Request → Copy the lines below as they are; omit the images they contain.
# Start of Data
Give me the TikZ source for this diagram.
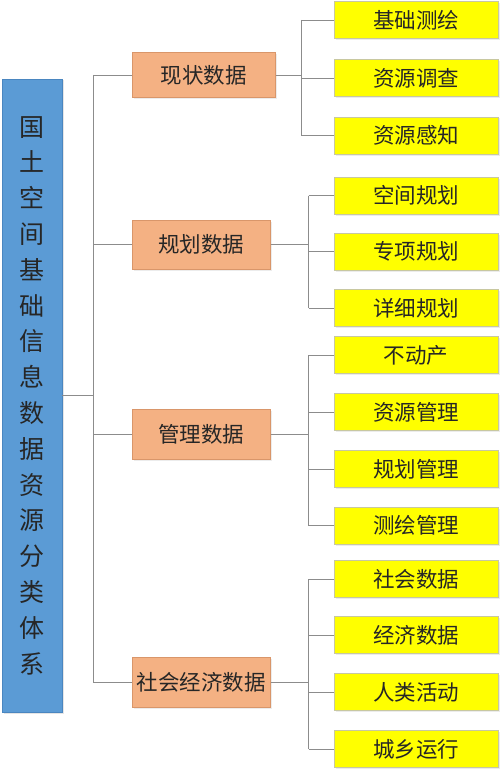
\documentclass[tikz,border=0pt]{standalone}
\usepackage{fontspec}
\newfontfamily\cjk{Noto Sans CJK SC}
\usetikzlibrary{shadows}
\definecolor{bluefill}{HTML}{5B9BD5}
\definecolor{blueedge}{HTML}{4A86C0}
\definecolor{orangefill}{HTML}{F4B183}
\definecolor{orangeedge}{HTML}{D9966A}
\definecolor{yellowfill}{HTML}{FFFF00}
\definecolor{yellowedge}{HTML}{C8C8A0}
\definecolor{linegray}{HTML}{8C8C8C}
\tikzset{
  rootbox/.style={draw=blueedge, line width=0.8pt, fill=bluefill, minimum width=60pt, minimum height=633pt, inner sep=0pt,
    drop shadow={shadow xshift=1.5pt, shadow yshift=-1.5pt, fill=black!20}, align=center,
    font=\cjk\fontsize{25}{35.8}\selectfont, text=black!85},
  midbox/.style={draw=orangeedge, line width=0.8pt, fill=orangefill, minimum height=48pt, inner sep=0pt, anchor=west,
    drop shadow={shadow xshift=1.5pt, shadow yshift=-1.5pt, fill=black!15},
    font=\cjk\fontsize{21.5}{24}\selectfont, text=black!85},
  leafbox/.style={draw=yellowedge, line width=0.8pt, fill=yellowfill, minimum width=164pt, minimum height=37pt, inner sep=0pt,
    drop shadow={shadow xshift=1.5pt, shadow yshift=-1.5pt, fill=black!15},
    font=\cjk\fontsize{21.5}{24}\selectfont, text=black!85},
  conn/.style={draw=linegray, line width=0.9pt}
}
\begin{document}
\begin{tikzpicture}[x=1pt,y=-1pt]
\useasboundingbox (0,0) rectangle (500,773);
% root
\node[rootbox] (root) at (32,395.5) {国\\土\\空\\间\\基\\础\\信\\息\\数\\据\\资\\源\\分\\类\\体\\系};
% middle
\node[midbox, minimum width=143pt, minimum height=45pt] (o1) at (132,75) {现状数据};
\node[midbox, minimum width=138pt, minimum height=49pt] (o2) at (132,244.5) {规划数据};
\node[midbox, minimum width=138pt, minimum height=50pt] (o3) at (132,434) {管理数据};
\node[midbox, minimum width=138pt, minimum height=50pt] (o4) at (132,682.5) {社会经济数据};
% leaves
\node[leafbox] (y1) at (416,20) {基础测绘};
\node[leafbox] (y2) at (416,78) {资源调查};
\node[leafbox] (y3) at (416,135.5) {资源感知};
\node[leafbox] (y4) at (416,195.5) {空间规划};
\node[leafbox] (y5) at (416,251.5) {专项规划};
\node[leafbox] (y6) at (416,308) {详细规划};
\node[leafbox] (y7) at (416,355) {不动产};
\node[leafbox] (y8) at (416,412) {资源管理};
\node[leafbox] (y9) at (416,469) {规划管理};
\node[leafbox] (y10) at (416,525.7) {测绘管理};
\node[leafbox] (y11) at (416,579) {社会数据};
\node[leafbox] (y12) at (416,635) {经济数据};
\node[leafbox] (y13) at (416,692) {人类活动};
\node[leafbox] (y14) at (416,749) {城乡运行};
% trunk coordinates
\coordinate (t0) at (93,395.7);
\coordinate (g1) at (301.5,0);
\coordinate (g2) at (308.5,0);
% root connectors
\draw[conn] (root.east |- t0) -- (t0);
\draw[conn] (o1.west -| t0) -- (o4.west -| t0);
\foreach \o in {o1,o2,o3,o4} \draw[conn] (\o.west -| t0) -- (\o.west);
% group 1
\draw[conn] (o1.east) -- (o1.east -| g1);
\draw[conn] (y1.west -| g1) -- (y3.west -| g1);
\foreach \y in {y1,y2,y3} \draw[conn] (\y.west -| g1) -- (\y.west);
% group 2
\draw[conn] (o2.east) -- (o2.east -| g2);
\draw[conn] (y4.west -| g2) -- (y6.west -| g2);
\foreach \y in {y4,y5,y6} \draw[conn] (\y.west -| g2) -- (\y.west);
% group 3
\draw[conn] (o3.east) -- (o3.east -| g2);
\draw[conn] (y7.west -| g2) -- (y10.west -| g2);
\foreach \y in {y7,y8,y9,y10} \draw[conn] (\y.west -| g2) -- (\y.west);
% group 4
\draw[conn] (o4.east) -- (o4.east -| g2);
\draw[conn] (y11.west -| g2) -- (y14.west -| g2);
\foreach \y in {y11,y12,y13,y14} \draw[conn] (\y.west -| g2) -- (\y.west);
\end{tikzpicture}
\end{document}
# End of Data
Exercise solution →
Give me the TikZ source for this diagram.
\documentclass[tikz,border=0pt]{standalone}
\usepackage{fontspec}
\newfontfamily\cjk{Noto Sans CJK SC}
\usetikzlibrary{shadows}
\definecolor{bluefill}{HTML}{5B9BD5}
\definecolor{blueedge}{HTML}{4A86C0}
\definecolor{orangefill}{HTML}{F4B183}
\definecolor{orangeedge}{HTML}{D9966A}
\definecolor{yellowfill}{HTML}{FFFF00}
\definecolor{yellowedge}{HTML}{C8C8A0}
\definecolor{linegray}{HTML}{8C8C8C}
\tikzset{
  rootbox/.style={draw=blueedge, line width=0.8pt, fill=bluefill, minimum width=60pt, minimum height=633pt, inner sep=0pt,
    drop shadow={shadow xshift=1.5pt, shadow yshift=-1.5pt, fill=black!20}, align=center,
    font=\cjk\fontsize{25}{35.8}\selectfont, text=black!85},
  midbox/.style={draw=orangeedge, line width=0.8pt, fill=orangefill, minimum height=48pt, inner sep=0pt, anchor=west,
    drop shadow={shadow xshift=1.5pt, shadow yshift=-1.5pt, fill=black!15},
    font=\cjk\fontsize{21.5}{24}\selectfont, text=black!85},
  leafbox/.style={draw=yellowedge, line width=0.8pt, fill=yellowfill, minimum width=164pt, minimum height=37pt, inner sep=0pt,
    drop shadow={shadow xshift=1.5pt, shadow yshift=-1.5pt, fill=black!15},
    font=\cjk\fontsize{21.5}{24}\selectfont, text=black!85},
  conn/.style={draw=linegray, line width=0.9pt}
}
\begin{document}
\begin{tikzpicture}[x=1pt,y=-1pt]
\useasboundingbox (0,0) rectangle (500,773);
% root
\node[rootbox] (root) at (32,395.5) {国\\土\\空\\间\\基\\础\\信\\息\\数\\据\\资\\源\\分\\类\\体\\系};
% middle
\node[midbox, minimum width=143pt, minimum height=45pt] (o1) at (132,75) {现状数据};
\node[midbox, minimum width=138pt, minimum height=49pt] (o2) at (132,244.5) {规划数据};
\node[midbox, minimum width=138pt, minimum height=50pt] (o3) at (132,434) {管理数据};
\node[midbox, minimum width=138pt, minimum height=50pt] (o4) at (132,682.5) {社会经济数据};
% leaves
\node[leafbox] (y1) at (416,20) {基础测绘};
\node[leafbox] (y2) at (416,78) {资源调查};
\node[leafbox] (y3) at (416,135.5) {资源感知};
\node[leafbox] (y4) at (416,195.5) {空间规划};
\node[leafbox] (y5) at (416,251.5) {专项规划};
\node[leafbox] (y6) at (416,308) {详细规划};
\node[leafbox] (y7) at (416,355) {不动产};
\node[leafbox] (y8) at (416,412) {资源管理};
\node[leafbox] (y9) at (416,469) {规划管理};
\node[leafbox] (y10) at (416,525.7) {测绘管理};
\node[leafbox] (y11) at (416,579) {社会数据};
\node[leafbox] (y12) at (416,635) {经济数据};
\node[leafbox] (y13) at (416,692) {人类活动};
\node[leafbox] (y14) at (416,749) {城乡运行};
% trunk coordinates
\coordinate (t0) at (93,395.7);
\coordinate (g1) at (301.5,0);
\coordinate (g2) at (308.5,0);
% root connectors
\draw[conn] (root.east |- t0) -- (t0);
\draw[conn] (o1.west -| t0) -- (o4.west -| t0);
\foreach \o in {o1,o2,o3,o4} \draw[conn] (\o.west -| t0) -- (\o.west);
% group 1
\draw[conn] (o1.east) -- (o1.east -| g1);
\draw[conn] (y1.west -| g1) -- (y3.west -| g1);
\foreach \y in {y1,y2,y3} \draw[conn] (\y.west -| g1) -- (\y.west);
% group 2
\draw[conn] (o2.east) -- (o2.east -| g2);
\draw[conn] (y4.west -| g2) -- (y6.west -| g2);
\foreach \y in {y4,y5,y6} \draw[conn] (\y.west -| g2) -- (\y.west);
% group 3
\draw[conn] (o3.east) -- (o3.east -| g2);
\draw[conn] (y7.west -| g2) -- (y10.west -| g2);
\foreach \y in {y7,y8,y9,y10} \draw[conn] (\y.west -| g2) -- (\y.west);
% group 4
\draw[conn] (o4.east) -- (o4.east -| g2);
\draw[conn] (y11.west -| g2) -- (y14.west -| g2);
\foreach \y in {y11,y12,y13,y14} \draw[conn] (\y.west -| g2) -- (\y.west);
\end{tikzpicture}
\end{document}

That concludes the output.